Maharashtra: Orphaned kids appeal to farmers not to commit suicide
Mumbai: More than 50 children who were left orphan after their farmer parents committed suicide due to the agrarian distress have been touring the length and breadth of Maharashtra at present, appealing the people not to take the drastic step.
These children are inmates of 'Adhartirth Ashram', set up by Trimbakrao Gaikwad at Tupadevi in Trimbakeshwar tehsil of Nashik district.
The children have travelled through 12 districts and 47 tehsils and urged the farmers not to commit suicide and spare their children the agony of becoming orphans, Gaikwad said.
"At present 283 children from across the state are living in the Ashram, while 1,477 children are on waiting list for admission," said Gaikwad, who set up the institution in 2007.

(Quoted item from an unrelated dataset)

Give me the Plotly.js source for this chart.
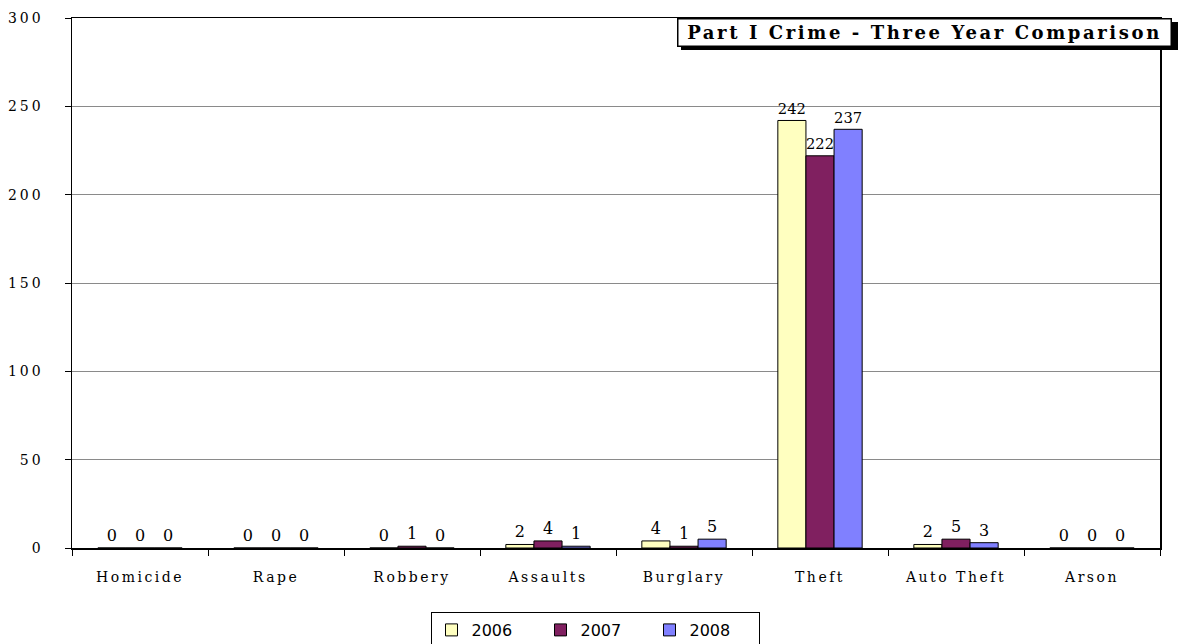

"We picked up children from families where nobody was ready to take care of them after the father committed suicide. Sometimes Sarpanchs brought children to our Ashram as even close relatives were not ready to take care of them. Even the district collectors approached us in some cases and handed charge of such children," he added.
According to Gaikwad, most of these children are from open category communities, and they don't get facilities like free education or admission at government-funded residential ashram schools which those from SC/ ST communities can avail of.
"We do not get any grant from the government. We depend on farmers and people living near the Ashram. They donate rice, clothes, food left at marriage functions, etc. But it is not enough and children hardly get two square meals," he said.
The Ashram had approached the then Chief Minister Prithviraj Chavan during the Congress-NCP rule seeking permission to convert the Ashram into a residential school.
"Chief Minister (Devendra) Fadnavis has given a special approval for ashram (residential) school but the actual government resolution is yet to be published," he said.